The sixteenth century reformer, John Calvin in his Institutes of the Christian Religion wrote:

The contemplation of God's goodness in his creation will lead us to thankfulness and trust. …It is to recognize that God has destined all things for our good and salvation but at the same time to feel his power and grace in ourselves and in the great benefits he has conferred upon us, and so bestir ourselves to trust, invoke, praise, and love him. (2.14.22)

"God's goodness in his creation" includes not only the natural world, but all we lawfully make of the natural world—our homes, cars, clothes, cities. And it includes the food we eat.

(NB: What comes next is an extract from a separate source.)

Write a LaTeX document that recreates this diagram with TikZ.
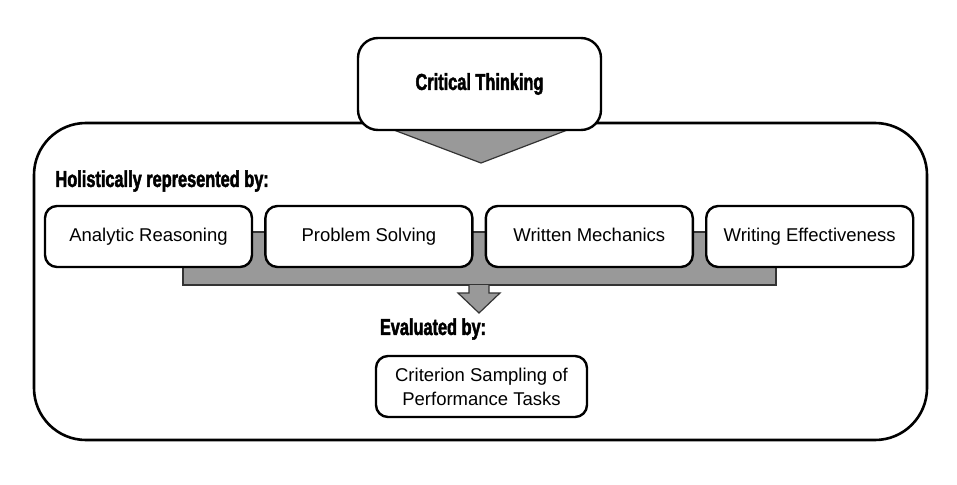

God in his wisdom made us creatures who need to eat several times a day. Perhaps it was because food preparation and eating remind us of our physicality. Human embodiment is not a handicap or a curse. It is the nature with which a loving Creator made us. From that thought it is only a short step to the Incarnation. God too in the first advent of the Son took on human physicality. Our bodies and our need for food are reasons for gratitude.

Preparing and eating food also reminds us of our dependence. We depend on God who, Calvin goes on to say, "created all things for man's sake." We depend on the Earth that yields us its fruit. We depend on farmers, processors, truckers, stockers, checkers, baggers, and chefs. These and others are our benefactors. We depend on their labor and owe thanks to our benefactors and to our God who supplies them.

Thomas Aquinas reasoned in his Summa Theologica that, "a debt of gratitude is a moral debt required by virtue. Now a thing is a sin from the fact of its being contrary to virtue. Wherefore it is evident that every ingratitude is a sin."